Take the data below and extract the lines from the one with "Reproduce this chart" to the one with "Chart.register(...registerables);", inclusive, exactly as written.

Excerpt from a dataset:
---------------

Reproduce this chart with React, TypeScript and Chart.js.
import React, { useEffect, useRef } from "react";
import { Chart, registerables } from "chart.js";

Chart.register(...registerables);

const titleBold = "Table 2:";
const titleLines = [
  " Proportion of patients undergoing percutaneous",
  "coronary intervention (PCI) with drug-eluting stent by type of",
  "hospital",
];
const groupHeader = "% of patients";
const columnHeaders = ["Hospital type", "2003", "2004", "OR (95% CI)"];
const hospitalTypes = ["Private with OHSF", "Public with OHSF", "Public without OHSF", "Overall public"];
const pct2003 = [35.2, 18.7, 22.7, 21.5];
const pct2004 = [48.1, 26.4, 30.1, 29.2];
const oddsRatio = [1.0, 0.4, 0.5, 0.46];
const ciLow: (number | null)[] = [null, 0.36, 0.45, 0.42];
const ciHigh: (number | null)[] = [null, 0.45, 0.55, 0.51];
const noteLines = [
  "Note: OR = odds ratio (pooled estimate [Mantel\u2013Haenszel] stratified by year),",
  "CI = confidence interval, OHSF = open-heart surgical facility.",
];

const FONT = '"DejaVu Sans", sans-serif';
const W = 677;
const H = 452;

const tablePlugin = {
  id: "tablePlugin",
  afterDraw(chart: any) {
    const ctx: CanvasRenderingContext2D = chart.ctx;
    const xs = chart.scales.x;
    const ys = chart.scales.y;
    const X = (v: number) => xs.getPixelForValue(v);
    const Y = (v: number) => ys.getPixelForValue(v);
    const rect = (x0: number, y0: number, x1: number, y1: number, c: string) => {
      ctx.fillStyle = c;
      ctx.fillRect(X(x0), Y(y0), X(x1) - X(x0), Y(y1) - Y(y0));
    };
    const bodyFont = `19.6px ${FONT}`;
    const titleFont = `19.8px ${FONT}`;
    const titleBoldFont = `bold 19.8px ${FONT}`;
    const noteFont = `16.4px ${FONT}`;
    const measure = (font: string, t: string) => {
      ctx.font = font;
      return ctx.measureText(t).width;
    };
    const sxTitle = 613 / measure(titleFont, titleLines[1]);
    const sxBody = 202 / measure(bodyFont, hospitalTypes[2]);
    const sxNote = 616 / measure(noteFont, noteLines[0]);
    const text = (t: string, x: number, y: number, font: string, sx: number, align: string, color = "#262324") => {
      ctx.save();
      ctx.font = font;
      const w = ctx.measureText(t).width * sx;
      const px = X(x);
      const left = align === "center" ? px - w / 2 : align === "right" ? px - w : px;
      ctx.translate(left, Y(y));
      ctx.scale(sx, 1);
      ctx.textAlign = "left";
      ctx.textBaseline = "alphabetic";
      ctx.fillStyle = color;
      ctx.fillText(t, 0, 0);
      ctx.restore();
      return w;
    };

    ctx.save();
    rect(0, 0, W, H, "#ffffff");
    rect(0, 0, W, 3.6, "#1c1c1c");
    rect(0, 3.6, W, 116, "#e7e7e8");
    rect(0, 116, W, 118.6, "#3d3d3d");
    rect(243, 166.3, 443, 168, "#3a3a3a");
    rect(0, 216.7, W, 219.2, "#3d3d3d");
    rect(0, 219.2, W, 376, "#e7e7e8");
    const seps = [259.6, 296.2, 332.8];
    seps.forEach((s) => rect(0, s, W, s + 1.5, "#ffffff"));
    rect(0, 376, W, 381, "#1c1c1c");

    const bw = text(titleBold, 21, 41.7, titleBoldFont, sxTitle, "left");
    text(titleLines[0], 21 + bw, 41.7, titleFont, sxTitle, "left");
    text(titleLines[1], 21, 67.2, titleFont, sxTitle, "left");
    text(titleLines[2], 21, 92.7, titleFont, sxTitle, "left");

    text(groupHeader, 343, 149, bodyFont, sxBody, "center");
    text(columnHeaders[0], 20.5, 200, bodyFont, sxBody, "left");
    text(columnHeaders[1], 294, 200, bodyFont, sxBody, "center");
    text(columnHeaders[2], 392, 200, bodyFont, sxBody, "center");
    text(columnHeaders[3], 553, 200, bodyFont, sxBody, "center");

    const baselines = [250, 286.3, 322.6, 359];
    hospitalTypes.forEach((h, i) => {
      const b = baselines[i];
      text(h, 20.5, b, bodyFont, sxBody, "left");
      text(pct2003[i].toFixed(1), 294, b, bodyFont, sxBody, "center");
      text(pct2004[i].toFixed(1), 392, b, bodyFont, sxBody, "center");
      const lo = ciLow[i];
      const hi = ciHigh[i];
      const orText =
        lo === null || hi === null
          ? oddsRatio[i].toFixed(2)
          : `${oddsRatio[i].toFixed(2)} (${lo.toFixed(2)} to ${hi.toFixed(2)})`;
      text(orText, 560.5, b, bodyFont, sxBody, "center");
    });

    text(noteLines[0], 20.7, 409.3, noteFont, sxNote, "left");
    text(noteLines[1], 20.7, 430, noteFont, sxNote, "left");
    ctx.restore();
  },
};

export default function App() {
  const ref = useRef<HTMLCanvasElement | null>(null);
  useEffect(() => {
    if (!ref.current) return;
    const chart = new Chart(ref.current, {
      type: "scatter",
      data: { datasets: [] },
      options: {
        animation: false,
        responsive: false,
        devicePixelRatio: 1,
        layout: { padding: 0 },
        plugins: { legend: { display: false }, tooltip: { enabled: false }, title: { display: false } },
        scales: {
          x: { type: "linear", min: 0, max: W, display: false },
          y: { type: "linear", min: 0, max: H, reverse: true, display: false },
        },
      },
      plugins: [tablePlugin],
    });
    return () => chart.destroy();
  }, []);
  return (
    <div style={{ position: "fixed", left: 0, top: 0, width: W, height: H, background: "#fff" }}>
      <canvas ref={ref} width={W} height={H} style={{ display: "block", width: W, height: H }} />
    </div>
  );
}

---------------

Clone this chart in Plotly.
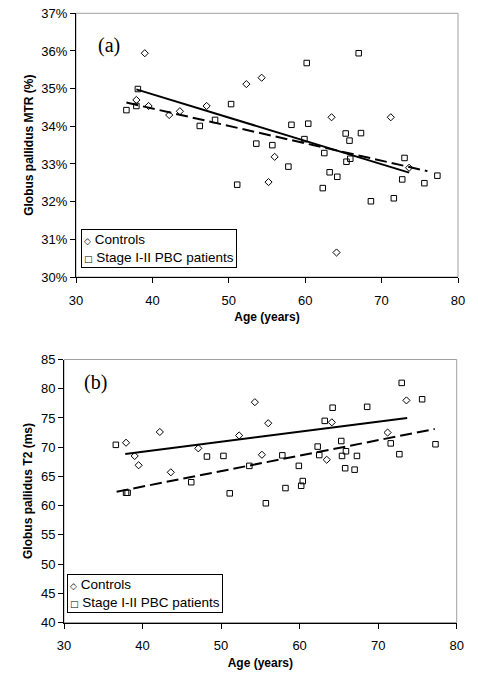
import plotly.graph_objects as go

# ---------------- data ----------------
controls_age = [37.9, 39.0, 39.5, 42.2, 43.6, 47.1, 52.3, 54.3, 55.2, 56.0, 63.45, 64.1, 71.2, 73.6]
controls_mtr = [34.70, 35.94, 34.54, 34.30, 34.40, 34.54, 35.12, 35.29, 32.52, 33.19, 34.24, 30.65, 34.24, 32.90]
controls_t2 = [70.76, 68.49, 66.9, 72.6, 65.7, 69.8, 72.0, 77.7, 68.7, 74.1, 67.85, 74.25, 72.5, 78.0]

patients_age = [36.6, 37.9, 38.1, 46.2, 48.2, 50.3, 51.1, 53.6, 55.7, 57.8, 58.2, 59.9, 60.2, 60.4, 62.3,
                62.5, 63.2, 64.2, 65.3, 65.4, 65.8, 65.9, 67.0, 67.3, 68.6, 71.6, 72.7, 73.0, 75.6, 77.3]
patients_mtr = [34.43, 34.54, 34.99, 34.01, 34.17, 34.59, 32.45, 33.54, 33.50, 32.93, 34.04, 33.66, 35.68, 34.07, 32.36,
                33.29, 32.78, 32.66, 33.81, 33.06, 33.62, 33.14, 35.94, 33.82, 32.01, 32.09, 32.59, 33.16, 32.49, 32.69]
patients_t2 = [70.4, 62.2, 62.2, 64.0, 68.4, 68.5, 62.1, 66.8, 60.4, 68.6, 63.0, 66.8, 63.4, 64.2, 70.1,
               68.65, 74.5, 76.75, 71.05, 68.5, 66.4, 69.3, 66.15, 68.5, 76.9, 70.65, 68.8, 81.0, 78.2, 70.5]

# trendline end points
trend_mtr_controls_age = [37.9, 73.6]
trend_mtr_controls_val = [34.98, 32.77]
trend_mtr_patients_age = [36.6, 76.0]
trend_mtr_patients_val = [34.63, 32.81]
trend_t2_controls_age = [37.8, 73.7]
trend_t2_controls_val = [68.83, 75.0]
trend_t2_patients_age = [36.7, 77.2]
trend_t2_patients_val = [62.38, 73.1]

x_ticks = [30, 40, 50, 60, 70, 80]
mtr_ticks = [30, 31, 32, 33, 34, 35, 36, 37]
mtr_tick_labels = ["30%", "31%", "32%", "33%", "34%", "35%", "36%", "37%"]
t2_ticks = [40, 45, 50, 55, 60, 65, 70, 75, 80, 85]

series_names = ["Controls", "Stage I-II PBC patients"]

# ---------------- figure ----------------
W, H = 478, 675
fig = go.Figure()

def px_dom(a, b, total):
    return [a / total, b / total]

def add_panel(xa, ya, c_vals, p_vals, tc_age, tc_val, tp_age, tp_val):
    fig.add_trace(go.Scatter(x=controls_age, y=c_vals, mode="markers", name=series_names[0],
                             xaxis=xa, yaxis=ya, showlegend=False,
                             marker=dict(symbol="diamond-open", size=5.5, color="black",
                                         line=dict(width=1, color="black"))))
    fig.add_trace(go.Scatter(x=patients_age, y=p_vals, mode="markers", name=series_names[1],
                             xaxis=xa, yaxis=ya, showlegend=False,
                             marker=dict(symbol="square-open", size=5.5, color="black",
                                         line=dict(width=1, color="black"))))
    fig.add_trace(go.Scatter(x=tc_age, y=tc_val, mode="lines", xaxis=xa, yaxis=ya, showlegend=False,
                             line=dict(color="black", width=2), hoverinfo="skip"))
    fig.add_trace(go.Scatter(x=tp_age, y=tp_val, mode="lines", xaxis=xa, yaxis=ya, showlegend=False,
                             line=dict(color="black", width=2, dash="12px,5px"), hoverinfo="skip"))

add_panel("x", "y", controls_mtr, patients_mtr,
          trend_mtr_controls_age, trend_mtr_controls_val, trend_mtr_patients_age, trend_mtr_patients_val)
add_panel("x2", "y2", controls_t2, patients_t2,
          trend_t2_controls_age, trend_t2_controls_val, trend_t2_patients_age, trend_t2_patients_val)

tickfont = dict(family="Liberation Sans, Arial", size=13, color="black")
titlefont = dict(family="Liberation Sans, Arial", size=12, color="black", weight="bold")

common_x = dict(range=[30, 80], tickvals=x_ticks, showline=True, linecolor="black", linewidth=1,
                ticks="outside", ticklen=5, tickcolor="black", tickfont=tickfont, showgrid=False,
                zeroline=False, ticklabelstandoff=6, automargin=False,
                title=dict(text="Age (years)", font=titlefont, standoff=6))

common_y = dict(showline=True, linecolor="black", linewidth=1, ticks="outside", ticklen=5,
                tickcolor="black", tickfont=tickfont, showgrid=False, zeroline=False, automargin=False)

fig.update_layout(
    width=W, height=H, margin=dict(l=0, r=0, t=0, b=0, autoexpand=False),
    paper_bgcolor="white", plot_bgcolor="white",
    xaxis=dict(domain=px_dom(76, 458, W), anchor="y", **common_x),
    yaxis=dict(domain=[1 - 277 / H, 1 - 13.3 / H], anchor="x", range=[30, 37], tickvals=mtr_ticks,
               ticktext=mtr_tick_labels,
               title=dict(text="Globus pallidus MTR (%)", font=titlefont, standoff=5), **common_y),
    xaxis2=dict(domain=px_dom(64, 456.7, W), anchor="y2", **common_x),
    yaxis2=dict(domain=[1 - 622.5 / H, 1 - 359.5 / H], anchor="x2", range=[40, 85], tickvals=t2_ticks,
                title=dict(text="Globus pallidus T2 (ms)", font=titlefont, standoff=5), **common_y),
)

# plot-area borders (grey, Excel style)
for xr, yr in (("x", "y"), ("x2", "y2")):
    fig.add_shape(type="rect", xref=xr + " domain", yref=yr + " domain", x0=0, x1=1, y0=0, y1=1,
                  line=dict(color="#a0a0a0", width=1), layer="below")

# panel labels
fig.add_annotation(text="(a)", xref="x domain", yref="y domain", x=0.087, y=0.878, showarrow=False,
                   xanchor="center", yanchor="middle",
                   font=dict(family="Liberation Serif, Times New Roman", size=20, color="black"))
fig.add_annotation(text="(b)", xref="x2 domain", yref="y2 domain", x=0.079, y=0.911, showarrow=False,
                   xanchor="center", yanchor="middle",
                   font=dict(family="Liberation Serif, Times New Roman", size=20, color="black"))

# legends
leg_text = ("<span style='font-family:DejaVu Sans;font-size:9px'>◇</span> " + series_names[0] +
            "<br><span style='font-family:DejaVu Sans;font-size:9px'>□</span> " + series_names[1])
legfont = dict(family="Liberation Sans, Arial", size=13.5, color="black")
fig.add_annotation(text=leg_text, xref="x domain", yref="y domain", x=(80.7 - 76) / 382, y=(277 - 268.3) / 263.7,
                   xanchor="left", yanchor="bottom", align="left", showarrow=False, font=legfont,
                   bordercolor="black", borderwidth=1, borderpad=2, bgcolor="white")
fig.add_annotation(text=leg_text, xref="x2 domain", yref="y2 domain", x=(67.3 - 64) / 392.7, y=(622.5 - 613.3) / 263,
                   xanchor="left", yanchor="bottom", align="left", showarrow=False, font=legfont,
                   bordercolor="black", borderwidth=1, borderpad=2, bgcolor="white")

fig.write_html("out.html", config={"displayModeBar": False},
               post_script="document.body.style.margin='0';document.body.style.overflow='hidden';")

---------------

Response:
Reproduce this chart with React, TypeScript and Chart.js.
import React, { useEffect, useRef } from "react";
import { Chart, registerables } from "chart.js";

Chart.register(...registerables);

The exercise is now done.